# Exercise goal:
Retype each line of the material exactly, please, skipping any picture in it.

** START **

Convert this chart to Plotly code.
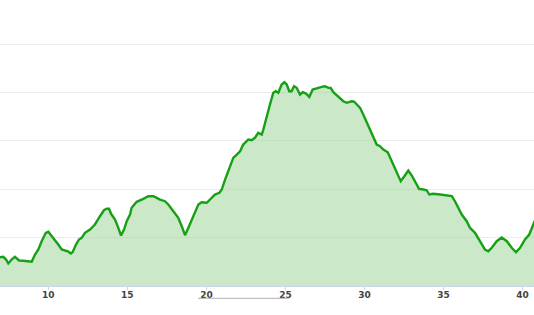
import plotly.graph_objects as go

distance_km = [6.7, 6.945, 7.15, 7.33, 7.47, 7.68, 7.89, 8.00, 8.15, 8.42, 8.74, 8.95, 9.16, 9.37, 9.58, 9.84,
               10.0, 10.22, 10.42, 10.63, 10.85, 11.06, 11.27, 11.42, 11.54, 11.75, 11.94, 12.11, 12.32, 12.64,
               12.95, 13.27, 13.52, 13.69, 13.84, 13.97, 14.22, 14.43, 14.60, 14.79, 14.96, 15.17, 15.27, 15.59,
               15.80, 16.01, 16.32, 16.64, 16.86, 17.06, 17.38, 17.59, 17.91, 18.22, 18.44, 18.65, 18.86, 19.17,
               19.49, 19.70, 20.02, 20.23, 20.54, 20.82, 20.97, 21.18, 21.39, 21.49, 21.70, 21.92, 22.13, 22.33,
               22.65, 22.86, 23.07, 23.28, 23.50, 23.60, 23.81, 24.02, 24.23, 24.38, 24.55, 24.76, 24.93, 25.08,
               25.24, 25.39, 25.54, 25.71, 25.92, 26.09, 26.30, 26.51, 26.72, 26.93, 27.08, 27.29, 27.50, 27.71,
               27.86, 28.03, 28.34, 28.66, 28.87, 29.19, 29.34, 29.51, 29.72, 29.92, 30.24, 30.56, 30.77, 30.98,
               31.19, 31.47, 31.72, 32.04, 32.29, 32.52, 32.77, 32.99, 33.19, 33.45, 33.72, 33.93, 34.10, 34.35,
               34.78, 35.20, 35.52, 35.72, 35.93, 36.15, 36.46, 36.67, 36.99, 37.31, 37.62, 37.83, 38.05, 38.36,
               38.68, 39.00, 39.31, 39.58, 39.84, 40.15, 40.42, 40.72, 40.9]

elevation_m = [62, 59.5, 60.3, 54.7, 46.5, 54.7, 60.3, 56.8, 52.7, 52.1, 50.0, 50.0, 65.1, 75.4, 92.6, 109.9,
               112.0, 102.9, 96.1, 85.7, 75.4, 74.0, 71.3, 67.1, 69.8, 85.7, 96.1, 99.6, 109.9, 116.7,
               127.1, 144.2, 156.6, 159.5, 159.5, 149.2, 137.4, 120.2, 104.3, 116.7, 133.9, 147.7, 161.6, 174.0,
               176.6, 180.2, 185.5, 185.5, 182.2, 178.7, 175.2, 168.4, 154.5, 140.9, 123.5, 105.0, 120.2, 144.2,
               168.4, 173.1, 171.9, 178.7, 189.0, 192.6, 199.4, 220.0, 237.2, 244.2, 264.9, 271.7, 278.5, 292.3,
               302.7, 301.2, 306.2, 316.5, 313.0, 323.3, 350.8, 375.0, 399.2, 402.5, 399.2, 416.3, 421.1, 416.3,
               402.5, 402.5, 412.8, 409.5, 395.6, 400.4, 397.7, 390.9, 406.0, 407.4, 409.5, 411.5, 412.8, 409.5,
               409.5, 400.4, 392.1, 381.8, 378.5, 381.8, 381.2, 375.0, 368.2, 354.3, 330.1, 309.5, 292.3, 288.8,
               282.0, 276.4, 257.8, 237.2, 216.5, 226.8, 238.6, 228.3, 216.5, 200.8, 199.4, 197.9, 189.0, 190.5,
               189.0, 187.4, 185.9, 175.2, 160.1, 147.7, 133.9, 120.2, 109.9, 92.6, 75.4, 71.9, 78.9, 92.6,
               100.2, 92.6, 78.9, 69.8, 78.9, 96.1, 106.4, 130.6, 145]

x_ticks = [10, 15, 20, 25, 30, 35, 40]
y_grid = [0, 100, 200, 300, 400, 500]

fig = go.Figure()
fig.add_trace(go.Scatter(
    x=distance_km, y=elevation_m, mode="lines", fill="tozeroy",
    line=dict(color="#16a016", width=2.4, shape="linear"),
    fillcolor="rgba(160,215,155,0.55)",
    hoverinfo="skip", showlegend=False,
))

fig.add_shape(type="line", xref="x", yref="paper", x0=19.47, x1=25.22, y0=-0.043, y1=-0.043,
              line=dict(color="#b0b0b0", width=1))

fig.update_layout(
    width=534, height=315,
    margin=dict(l=0, r=0, t=0, b=29),
    paper_bgcolor="white", plot_bgcolor="white",
    xaxis=dict(range=[6.945, 40.72], tickvals=x_ticks, ticktext=[str(v) for v in x_ticks],
               showgrid=False, zeroline=False, showline=True, linecolor="#c9d6e6", linewidth=1,
               ticks="outside", ticklen=3, tickcolor="#c9d6e6", ticklabelstandoff=-3,
               tickfont=dict(family="DejaVu Sans", size=9, color="#444444", weight="bold")),
    yaxis=dict(range=[0, 591], tickvals=y_grid, showticklabels=False, showgrid=True,
               gridcolor="#ececec", gridwidth=1, zeroline=False, showline=False),
)

fig.write_html("out.html")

** END **

# Solution to the exercise:
Convert this chart to Plotly code.
import plotly.graph_objects as go

distance_km = [6.7, 6.945, 7.15, 7.33, 7.47, 7.68, 7.89, 8.00, 8.15, 8.42, 8.74, 8.95, 9.16, 9.37, 9.58, 9.84,
               10.0, 10.22, 10.42, 10.63, 10.85, 11.06, 11.27, 11.42, 11.54, 11.75, 11.94, 12.11, 12.32, 12.64,
               12.95, 13.27, 13.52, 13.69, 13.84, 13.97, 14.22, 14.43, 14.60, 14.79, 14.96, 15.17, 15.27, 15.59,
               15.80, 16.01, 16.32, 16.64, 16.86, 17.06, 17.38, 17.59, 17.91, 18.22, 18.44, 18.65, 18.86, 19.17,
               19.49, 19.70, 20.02, 20.23, 20.54, 20.82, 20.97, 21.18, 21.39, 21.49, 21.70, 21.92, 22.13, 22.33,
               22.65, 22.86, 23.07, 23.28, 23.50, 23.60, 23.81, 24.02, 24.23, 24.38, 24.55, 24.76, 24.93, 25.08,
               25.24, 25.39, 25.54, 25.71, 25.92, 26.09, 26.30, 26.51, 26.72, 26.93, 27.08, 27.29, 27.50, 27.71,
               27.86, 28.03, 28.34, 28.66, 28.87, 29.19, 29.34, 29.51, 29.72, 29.92, 30.24, 30.56, 30.77, 30.98,
               31.19, 31.47, 31.72, 32.04, 32.29, 32.52, 32.77, 32.99, 33.19, 33.45, 33.72, 33.93, 34.10, 34.35,
               34.78, 35.20, 35.52, 35.72, 35.93, 36.15, 36.46, 36.67, 36.99, 37.31, 37.62, 37.83, 38.05, 38.36,
               38.68, 39.00, 39.31, 39.58, 39.84, 40.15, 40.42, 40.72, 40.9]

elevation_m = [62, 59.5, 60.3, 54.7, 46.5, 54.7, 60.3, 56.8, 52.7, 52.1, 50.0, 50.0, 65.1, 75.4, 92.6, 109.9,
               112.0, 102.9, 96.1, 85.7, 75.4, 74.0, 71.3, 67.1, 69.8, 85.7, 96.1, 99.6, 109.9, 116.7,
               127.1, 144.2, 156.6, 159.5, 159.5, 149.2, 137.4, 120.2, 104.3, 116.7, 133.9, 147.7, 161.6, 174.0,
               176.6, 180.2, 185.5, 185.5, 182.2, 178.7, 175.2, 168.4, 154.5, 140.9, 123.5, 105.0, 120.2, 144.2,
               168.4, 173.1, 171.9, 178.7, 189.0, 192.6, 199.4, 220.0, 237.2, 244.2, 264.9, 271.7, 278.5, 292.3,
               302.7, 301.2, 306.2, 316.5, 313.0, 323.3, 350.8, 375.0, 399.2, 402.5, 399.2, 416.3, 421.1, 416.3,
               402.5, 402.5, 412.8, 409.5, 395.6, 400.4, 397.7, 390.9, 406.0, 407.4, 409.5, 411.5, 412.8, 409.5,
               409.5, 400.4, 392.1, 381.8, 378.5, 381.8, 381.2, 375.0, 368.2, 354.3, 330.1, 309.5, 292.3, 288.8,
               282.0, 276.4, 257.8, 237.2, 216.5, 226.8, 238.6, 228.3, 216.5, 200.8, 199.4, 197.9, 189.0, 190.5,
               189.0, 187.4, 185.9, 175.2, 160.1, 147.7, 133.9, 120.2, 109.9, 92.6, 75.4, 71.9, 78.9, 92.6,
               100.2, 92.6, 78.9, 69.8, 78.9, 96.1, 106.4, 130.6, 145]

x_ticks = [10, 15, 20, 25, 30, 35, 40]
y_grid = [0, 100, 200, 300, 400, 500]

fig = go.Figure()
fig.add_trace(go.Scatter(
    x=distance_km, y=elevation_m, mode="lines", fill="tozeroy",
    line=dict(color="#16a016", width=2.4, shape="linear"),
    fillcolor="rgba(160,215,155,0.55)",
    hoverinfo="skip", showlegend=False,
))

fig.add_shape(type="line", xref="x", yref="paper", x0=19.47, x1=25.22, y0=-0.043, y1=-0.043,
              line=dict(color="#b0b0b0", width=1))

fig.update_layout(
    width=534, height=315,
    margin=dict(l=0, r=0, t=0, b=29),
    paper_bgcolor="white", plot_bgcolor="white",
    xaxis=dict(range=[6.945, 40.72], tickvals=x_ticks, ticktext=[str(v) for v in x_ticks],
               showgrid=False, zeroline=False, showline=True, linecolor="#c9d6e6", linewidth=1,
               ticks="outside", ticklen=3, tickcolor="#c9d6e6", ticklabelstandoff=-3,
               tickfont=dict(family="DejaVu Sans", size=9, color="#444444", weight="bold")),
    yaxis=dict(range=[0, 591], tickvals=y_grid, showticklabels=False, showgrid=True,
               gridcolor="#ececec", gridwidth=1, zeroline=False, showline=False),
)

fig.write_html("out.html")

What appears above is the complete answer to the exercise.